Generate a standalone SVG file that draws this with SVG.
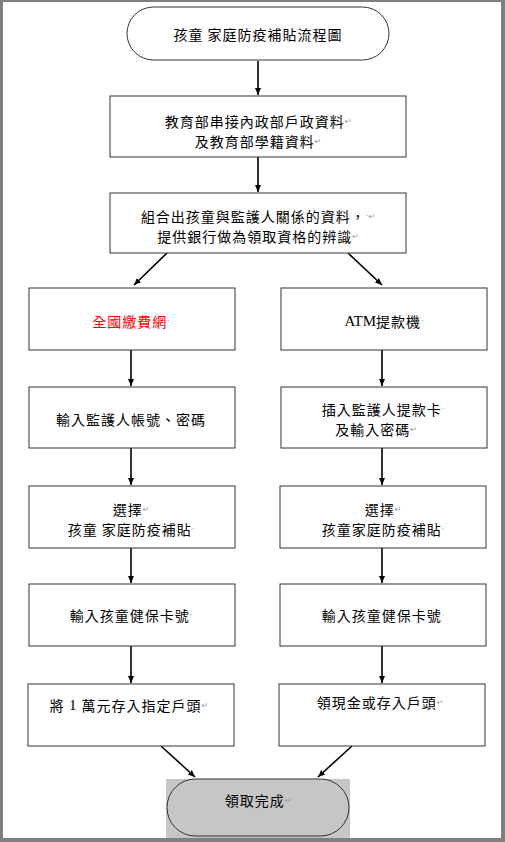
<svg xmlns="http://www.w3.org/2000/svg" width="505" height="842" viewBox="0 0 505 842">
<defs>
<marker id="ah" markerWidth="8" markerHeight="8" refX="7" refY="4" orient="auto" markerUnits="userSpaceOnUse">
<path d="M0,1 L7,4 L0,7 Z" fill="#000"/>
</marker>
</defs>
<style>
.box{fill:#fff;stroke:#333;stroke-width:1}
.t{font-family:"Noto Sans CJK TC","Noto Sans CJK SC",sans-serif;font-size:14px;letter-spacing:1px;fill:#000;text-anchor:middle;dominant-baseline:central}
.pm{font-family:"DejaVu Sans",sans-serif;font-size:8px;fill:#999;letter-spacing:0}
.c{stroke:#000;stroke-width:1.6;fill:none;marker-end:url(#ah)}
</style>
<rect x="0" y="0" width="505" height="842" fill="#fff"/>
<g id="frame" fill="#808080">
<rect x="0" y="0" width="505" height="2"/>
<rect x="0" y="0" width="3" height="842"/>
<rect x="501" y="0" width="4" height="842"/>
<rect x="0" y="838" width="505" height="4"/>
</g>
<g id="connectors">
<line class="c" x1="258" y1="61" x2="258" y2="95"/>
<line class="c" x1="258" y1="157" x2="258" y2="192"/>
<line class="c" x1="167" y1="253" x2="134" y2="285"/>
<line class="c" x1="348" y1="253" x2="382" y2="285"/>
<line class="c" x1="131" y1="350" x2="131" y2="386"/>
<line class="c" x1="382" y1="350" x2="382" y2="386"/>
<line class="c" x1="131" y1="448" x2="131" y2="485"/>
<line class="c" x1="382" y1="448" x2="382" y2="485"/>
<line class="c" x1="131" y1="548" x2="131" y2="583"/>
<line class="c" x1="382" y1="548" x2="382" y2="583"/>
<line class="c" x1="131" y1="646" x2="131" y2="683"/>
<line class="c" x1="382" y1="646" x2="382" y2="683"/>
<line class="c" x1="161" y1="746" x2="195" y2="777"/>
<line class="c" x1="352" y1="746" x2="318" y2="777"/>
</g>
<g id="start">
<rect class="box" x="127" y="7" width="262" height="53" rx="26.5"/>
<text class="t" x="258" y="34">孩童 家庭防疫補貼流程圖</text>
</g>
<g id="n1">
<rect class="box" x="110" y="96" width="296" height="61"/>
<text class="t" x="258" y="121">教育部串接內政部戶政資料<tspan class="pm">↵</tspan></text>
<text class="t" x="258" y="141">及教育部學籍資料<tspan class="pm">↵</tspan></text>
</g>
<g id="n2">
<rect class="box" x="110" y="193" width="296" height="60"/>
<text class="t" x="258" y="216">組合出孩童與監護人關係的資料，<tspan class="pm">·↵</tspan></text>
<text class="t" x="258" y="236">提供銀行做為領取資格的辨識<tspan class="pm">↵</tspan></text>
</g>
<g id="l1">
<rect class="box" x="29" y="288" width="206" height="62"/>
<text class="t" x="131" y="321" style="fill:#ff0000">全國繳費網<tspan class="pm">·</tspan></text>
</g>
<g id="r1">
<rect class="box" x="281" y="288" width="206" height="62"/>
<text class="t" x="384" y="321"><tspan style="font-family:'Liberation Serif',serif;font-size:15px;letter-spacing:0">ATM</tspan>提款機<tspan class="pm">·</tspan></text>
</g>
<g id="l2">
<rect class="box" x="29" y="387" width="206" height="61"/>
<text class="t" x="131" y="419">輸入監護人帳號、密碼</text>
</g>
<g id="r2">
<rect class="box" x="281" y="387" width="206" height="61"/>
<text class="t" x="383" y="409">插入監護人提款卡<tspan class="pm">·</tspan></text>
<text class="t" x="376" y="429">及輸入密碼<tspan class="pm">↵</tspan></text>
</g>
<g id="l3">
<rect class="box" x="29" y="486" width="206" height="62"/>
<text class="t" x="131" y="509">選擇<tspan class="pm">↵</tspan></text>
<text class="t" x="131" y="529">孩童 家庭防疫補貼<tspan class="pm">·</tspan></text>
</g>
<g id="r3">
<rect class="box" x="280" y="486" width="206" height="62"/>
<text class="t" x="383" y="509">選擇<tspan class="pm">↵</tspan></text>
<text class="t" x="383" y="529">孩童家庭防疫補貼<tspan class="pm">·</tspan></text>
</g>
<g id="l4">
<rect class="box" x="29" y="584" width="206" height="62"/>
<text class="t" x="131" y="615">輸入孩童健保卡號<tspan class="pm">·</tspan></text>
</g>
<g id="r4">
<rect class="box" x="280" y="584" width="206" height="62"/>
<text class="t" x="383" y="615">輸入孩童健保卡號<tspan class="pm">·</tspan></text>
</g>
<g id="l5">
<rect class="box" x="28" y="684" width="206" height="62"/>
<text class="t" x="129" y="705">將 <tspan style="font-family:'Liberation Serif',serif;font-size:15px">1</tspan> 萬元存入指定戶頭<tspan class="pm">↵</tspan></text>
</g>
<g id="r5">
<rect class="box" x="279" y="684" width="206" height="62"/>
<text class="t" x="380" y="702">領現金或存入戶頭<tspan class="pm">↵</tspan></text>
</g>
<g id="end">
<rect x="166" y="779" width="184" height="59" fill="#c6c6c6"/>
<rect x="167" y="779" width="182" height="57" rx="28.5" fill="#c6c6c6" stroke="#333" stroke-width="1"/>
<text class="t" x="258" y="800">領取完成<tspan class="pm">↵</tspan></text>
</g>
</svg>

· · · · ·

Work to be completed:
Your task is to reproduce all of the material exactly. The pictures stay out.

Solution:
Generate a standalone SVG file that draws this with SVG.
<svg xmlns="http://www.w3.org/2000/svg" width="505" height="842" viewBox="0 0 505 842">
<defs>
<marker id="ah" markerWidth="8" markerHeight="8" refX="7" refY="4" orient="auto" markerUnits="userSpaceOnUse">
<path d="M0,1 L7,4 L0,7 Z" fill="#000"/>
</marker>
</defs>
<style>
.box{fill:#fff;stroke:#333;stroke-width:1}
.t{font-family:"Noto Sans CJK TC","Noto Sans CJK SC",sans-serif;font-size:14px;letter-spacing:1px;fill:#000;text-anchor:middle;dominant-baseline:central}
.pm{font-family:"DejaVu Sans",sans-serif;font-size:8px;fill:#999;letter-spacing:0}
.c{stroke:#000;stroke-width:1.6;fill:none;marker-end:url(#ah)}
</style>
<rect x="0" y="0" width="505" height="842" fill="#fff"/>
<g id="frame" fill="#808080">
<rect x="0" y="0" width="505" height="2"/>
<rect x="0" y="0" width="3" height="842"/>
<rect x="501" y="0" width="4" height="842"/>
<rect x="0" y="838" width="505" height="4"/>
</g>
<g id="connectors">
<line class="c" x1="258" y1="61" x2="258" y2="95"/>
<line class="c" x1="258" y1="157" x2="258" y2="192"/>
<line class="c" x1="167" y1="253" x2="134" y2="285"/>
<line class="c" x1="348" y1="253" x2="382" y2="285"/>
<line class="c" x1="131" y1="350" x2="131" y2="386"/>
<line class="c" x1="382" y1="350" x2="382" y2="386"/>
<line class="c" x1="131" y1="448" x2="131" y2="485"/>
<line class="c" x1="382" y1="448" x2="382" y2="485"/>
<line class="c" x1="131" y1="548" x2="131" y2="583"/>
<line class="c" x1="382" y1="548" x2="382" y2="583"/>
<line class="c" x1="131" y1="646" x2="131" y2="683"/>
<line class="c" x1="382" y1="646" x2="382" y2="683"/>
<line class="c" x1="161" y1="746" x2="195" y2="777"/>
<line class="c" x1="352" y1="746" x2="318" y2="777"/>
</g>
<g id="start">
<rect class="box" x="127" y="7" width="262" height="53" rx="26.5"/>
<text class="t" x="258" y="34">孩童 家庭防疫補貼流程圖</text>
</g>
<g id="n1">
<rect class="box" x="110" y="96" width="296" height="61"/>
<text class="t" x="258" y="121">教育部串接內政部戶政資料<tspan class="pm">↵</tspan></text>
<text class="t" x="258" y="141">及教育部學籍資料<tspan class="pm">↵</tspan></text>
</g>
<g id="n2">
<rect class="box" x="110" y="193" width="296" height="60"/>
<text class="t" x="258" y="216">組合出孩童與監護人關係的資料，<tspan class="pm">·↵</tspan></text>
<text class="t" x="258" y="236">提供銀行做為領取資格的辨識<tspan class="pm">↵</tspan></text>
</g>
<g id="l1">
<rect class="box" x="29" y="288" width="206" height="62"/>
<text class="t" x="131" y="321" style="fill:#ff0000">全國繳費網<tspan class="pm">·</tspan></text>
</g>
<g id="r1">
<rect class="box" x="281" y="288" width="206" height="62"/>
<text class="t" x="384" y="321"><tspan style="font-family:'Liberation Serif',serif;font-size:15px;letter-spacing:0">ATM</tspan>提款機<tspan class="pm">·</tspan></text>
</g>
<g id="l2">
<rect class="box" x="29" y="387" width="206" height="61"/>
<text class="t" x="131" y="419">輸入監護人帳號、密碼</text>
</g>
<g id="r2">
<rect class="box" x="281" y="387" width="206" height="61"/>
<text class="t" x="383" y="409">插入監護人提款卡<tspan class="pm">·</tspan></text>
<text class="t" x="376" y="429">及輸入密碼<tspan class="pm">↵</tspan></text>
</g>
<g id="l3">
<rect class="box" x="29" y="486" width="206" height="62"/>
<text class="t" x="131" y="509">選擇<tspan class="pm">↵</tspan></text>
<text class="t" x="131" y="529">孩童 家庭防疫補貼<tspan class="pm">·</tspan></text>
</g>
<g id="r3">
<rect class="box" x="280" y="486" width="206" height="62"/>
<text class="t" x="383" y="509">選擇<tspan class="pm">↵</tspan></text>
<text class="t" x="383" y="529">孩童家庭防疫補貼<tspan class="pm">·</tspan></text>
</g>
<g id="l4">
<rect class="box" x="29" y="584" width="206" height="62"/>
<text class="t" x="131" y="615">輸入孩童健保卡號<tspan class="pm">·</tspan></text>
</g>
<g id="r4">
<rect class="box" x="280" y="584" width="206" height="62"/>
<text class="t" x="383" y="615">輸入孩童健保卡號<tspan class="pm">·</tspan></text>
</g>
<g id="l5">
<rect class="box" x="28" y="684" width="206" height="62"/>
<text class="t" x="129" y="705">將 <tspan style="font-family:'Liberation Serif',serif;font-size:15px">1</tspan> 萬元存入指定戶頭<tspan class="pm">↵</tspan></text>
</g>
<g id="r5">
<rect class="box" x="279" y="684" width="206" height="62"/>
<text class="t" x="380" y="702">領現金或存入戶頭<tspan class="pm">↵</tspan></text>
</g>
<g id="end">
<rect x="166" y="779" width="184" height="59" fill="#c6c6c6"/>
<rect x="167" y="779" width="182" height="57" rx="28.5" fill="#c6c6c6" stroke="#333" stroke-width="1"/>
<text class="t" x="258" y="800">領取完成<tspan class="pm">↵</tspan></text>
</g>
</svg>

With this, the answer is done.